**Work instructions**
Output every line below without omitting or altering anything.
========
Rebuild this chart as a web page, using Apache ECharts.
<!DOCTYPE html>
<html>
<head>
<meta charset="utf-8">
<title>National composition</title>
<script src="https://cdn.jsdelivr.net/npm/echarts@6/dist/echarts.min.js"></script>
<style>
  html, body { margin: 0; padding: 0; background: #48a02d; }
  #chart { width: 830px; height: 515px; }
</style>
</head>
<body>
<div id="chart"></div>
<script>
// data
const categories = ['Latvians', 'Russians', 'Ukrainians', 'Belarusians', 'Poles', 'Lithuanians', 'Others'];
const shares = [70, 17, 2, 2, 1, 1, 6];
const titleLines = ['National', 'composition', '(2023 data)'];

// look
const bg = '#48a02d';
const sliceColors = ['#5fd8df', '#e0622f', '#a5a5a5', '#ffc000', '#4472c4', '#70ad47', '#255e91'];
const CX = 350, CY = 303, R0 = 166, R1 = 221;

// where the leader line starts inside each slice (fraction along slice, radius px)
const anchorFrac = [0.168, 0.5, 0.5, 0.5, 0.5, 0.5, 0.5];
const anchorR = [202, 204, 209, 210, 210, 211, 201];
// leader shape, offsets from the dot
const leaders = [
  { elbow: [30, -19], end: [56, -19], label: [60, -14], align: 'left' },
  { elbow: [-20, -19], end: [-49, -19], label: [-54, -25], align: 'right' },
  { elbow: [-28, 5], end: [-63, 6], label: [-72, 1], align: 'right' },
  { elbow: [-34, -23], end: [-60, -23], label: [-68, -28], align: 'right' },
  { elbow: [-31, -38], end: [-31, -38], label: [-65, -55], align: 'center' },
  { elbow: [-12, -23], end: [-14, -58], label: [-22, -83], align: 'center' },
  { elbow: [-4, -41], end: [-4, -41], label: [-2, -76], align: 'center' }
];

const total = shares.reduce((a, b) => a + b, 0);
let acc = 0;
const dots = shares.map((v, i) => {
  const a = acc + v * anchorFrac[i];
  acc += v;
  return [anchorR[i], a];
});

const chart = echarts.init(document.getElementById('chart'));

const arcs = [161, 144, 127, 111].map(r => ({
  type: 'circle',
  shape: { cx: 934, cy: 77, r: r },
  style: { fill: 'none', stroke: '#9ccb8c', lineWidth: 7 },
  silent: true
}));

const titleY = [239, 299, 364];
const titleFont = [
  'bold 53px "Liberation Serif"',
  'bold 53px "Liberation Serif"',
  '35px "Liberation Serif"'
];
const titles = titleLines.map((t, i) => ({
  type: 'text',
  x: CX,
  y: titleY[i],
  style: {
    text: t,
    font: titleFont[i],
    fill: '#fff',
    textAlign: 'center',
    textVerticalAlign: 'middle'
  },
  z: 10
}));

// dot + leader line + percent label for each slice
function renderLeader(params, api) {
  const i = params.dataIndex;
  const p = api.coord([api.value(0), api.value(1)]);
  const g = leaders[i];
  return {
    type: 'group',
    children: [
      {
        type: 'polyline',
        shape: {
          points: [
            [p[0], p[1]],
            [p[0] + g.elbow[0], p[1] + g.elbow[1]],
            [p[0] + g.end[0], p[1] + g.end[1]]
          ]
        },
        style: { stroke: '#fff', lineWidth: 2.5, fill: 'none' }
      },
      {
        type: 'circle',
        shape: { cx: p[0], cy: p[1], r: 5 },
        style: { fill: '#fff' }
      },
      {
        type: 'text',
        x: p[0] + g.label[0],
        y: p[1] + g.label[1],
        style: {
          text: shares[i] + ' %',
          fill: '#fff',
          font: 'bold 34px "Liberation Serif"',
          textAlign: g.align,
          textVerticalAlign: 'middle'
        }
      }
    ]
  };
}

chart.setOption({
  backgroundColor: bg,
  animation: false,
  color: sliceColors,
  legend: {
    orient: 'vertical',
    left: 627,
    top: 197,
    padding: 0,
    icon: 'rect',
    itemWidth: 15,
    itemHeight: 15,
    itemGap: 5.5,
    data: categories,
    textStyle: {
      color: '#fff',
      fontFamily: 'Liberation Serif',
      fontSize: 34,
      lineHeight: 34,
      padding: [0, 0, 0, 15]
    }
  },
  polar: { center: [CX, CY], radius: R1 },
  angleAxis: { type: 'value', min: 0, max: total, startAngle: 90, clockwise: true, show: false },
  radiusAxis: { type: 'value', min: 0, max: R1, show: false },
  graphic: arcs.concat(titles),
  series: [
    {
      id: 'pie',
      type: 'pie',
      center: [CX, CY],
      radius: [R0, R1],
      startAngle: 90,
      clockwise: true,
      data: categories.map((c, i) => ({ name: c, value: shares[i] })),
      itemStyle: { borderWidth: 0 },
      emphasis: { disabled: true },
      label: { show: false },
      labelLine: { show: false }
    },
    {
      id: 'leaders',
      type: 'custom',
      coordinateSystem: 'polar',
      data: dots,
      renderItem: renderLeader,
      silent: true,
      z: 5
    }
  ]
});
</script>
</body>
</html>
========
**Solution to the problem**
Rebuild this chart as a web page, using Apache ECharts.
<!DOCTYPE html>
<html>
<head>
<meta charset="utf-8">
<title>National composition</title>
<script src="https://cdn.jsdelivr.net/npm/echarts@6/dist/echarts.min.js"></script>
<style>
  html, body { margin: 0; padding: 0; background: #48a02d; }
  #chart { width: 830px; height: 515px; }
</style>
</head>
<body>
<div id="chart"></div>
<script>
// data
const categories = ['Latvians', 'Russians', 'Ukrainians', 'Belarusians', 'Poles', 'Lithuanians', 'Others'];
const shares = [70, 17, 2, 2, 1, 1, 6];
const titleLines = ['National', 'composition', '(2023 data)'];

// look
const bg = '#48a02d';
const sliceColors = ['#5fd8df', '#e0622f', '#a5a5a5', '#ffc000', '#4472c4', '#70ad47', '#255e91'];
const CX = 350, CY = 303, R0 = 166, R1 = 221;

// where the leader line starts inside each slice (fraction along slice, radius px)
const anchorFrac = [0.168, 0.5, 0.5, 0.5, 0.5, 0.5, 0.5];
const anchorR = [202, 204, 209, 210, 210, 211, 201];
// leader shape, offsets from the dot
const leaders = [
  { elbow: [30, -19], end: [56, -19], label: [60, -14], align: 'left' },
  { elbow: [-20, -19], end: [-49, -19], label: [-54, -25], align: 'right' },
  { elbow: [-28, 5], end: [-63, 6], label: [-72, 1], align: 'right' },
  { elbow: [-34, -23], end: [-60, -23], label: [-68, -28], align: 'right' },
  { elbow: [-31, -38], end: [-31, -38], label: [-65, -55], align: 'center' },
  { elbow: [-12, -23], end: [-14, -58], label: [-22, -83], align: 'center' },
  { elbow: [-4, -41], end: [-4, -41], label: [-2, -76], align: 'center' }
];

const total = shares.reduce((a, b) => a + b, 0);
let acc = 0;
const dots = shares.map((v, i) => {
  const a = acc + v * anchorFrac[i];
  acc += v;
  return [anchorR[i], a];
});

const chart = echarts.init(document.getElementById('chart'));

const arcs = [161, 144, 127, 111].map(r => ({
  type: 'circle',
  shape: { cx: 934, cy: 77, r: r },
  style: { fill: 'none', stroke: '#9ccb8c', lineWidth: 7 },
  silent: true
}));

const titleY = [239, 299, 364];
const titleFont = [
  'bold 53px "Liberation Serif"',
  'bold 53px "Liberation Serif"',
  '35px "Liberation Serif"'
];
const titles = titleLines.map((t, i) => ({
  type: 'text',
  x: CX,
  y: titleY[i],
  style: {
    text: t,
    font: titleFont[i],
    fill: '#fff',
    textAlign: 'center',
    textVerticalAlign: 'middle'
  },
  z: 10
}));

// dot + leader line + percent label for each slice
function renderLeader(params, api) {
  const i = params.dataIndex;
  const p = api.coord([api.value(0), api.value(1)]);
  const g = leaders[i];
  return {
    type: 'group',
    children: [
      {
        type: 'polyline',
        shape: {
          points: [
            [p[0], p[1]],
            [p[0] + g.elbow[0], p[1] + g.elbow[1]],
            [p[0] + g.end[0], p[1] + g.end[1]]
          ]
        },
        style: { stroke: '#fff', lineWidth: 2.5, fill: 'none' }
      },
      {
        type: 'circle',
        shape: { cx: p[0], cy: p[1], r: 5 },
        style: { fill: '#fff' }
      },
      {
        type: 'text',
        x: p[0] + g.label[0],
        y: p[1] + g.label[1],
        style: {
          text: shares[i] + ' %',
          fill: '#fff',
          font: 'bold 34px "Liberation Serif"',
          textAlign: g.align,
          textVerticalAlign: 'middle'
        }
      }
    ]
  };
}

chart.setOption({
  backgroundColor: bg,
  animation: false,
  color: sliceColors,
  legend: {
    orient: 'vertical',
    left: 627,
    top: 197,
    padding: 0,
    icon: 'rect',
    itemWidth: 15,
    itemHeight: 15,
    itemGap: 5.5,
    data: categories,
    textStyle: {
      color: '#fff',
      fontFamily: 'Liberation Serif',
      fontSize: 34,
      lineHeight: 34,
      padding: [0, 0, 0, 15]
    }
  },
  polar: { center: [CX, CY], radius: R1 },
  angleAxis: { type: 'value', min: 0, max: total, startAngle: 90, clockwise: true, show: false },
  radiusAxis: { type: 'value', min: 0, max: R1, show: false },
  graphic: arcs.concat(titles),
  series: [
    {
      id: 'pie',
      type: 'pie',
      center: [CX, CY],
      radius: [R0, R1],
      startAngle: 90,
      clockwise: true,
      data: categories.map((c, i) => ({ name: c, value: shares[i] })),
      itemStyle: { borderWidth: 0 },
      emphasis: { disabled: true },
      label: { show: false },
      labelLine: { show: false }
    },
    {
      id: 'leaders',
      type: 'custom',
      coordinateSystem: 'polar',
      data: dots,
      renderItem: renderLeader,
      silent: true,
      z: 5
    }
  ]
});
</script>
</body>
</html>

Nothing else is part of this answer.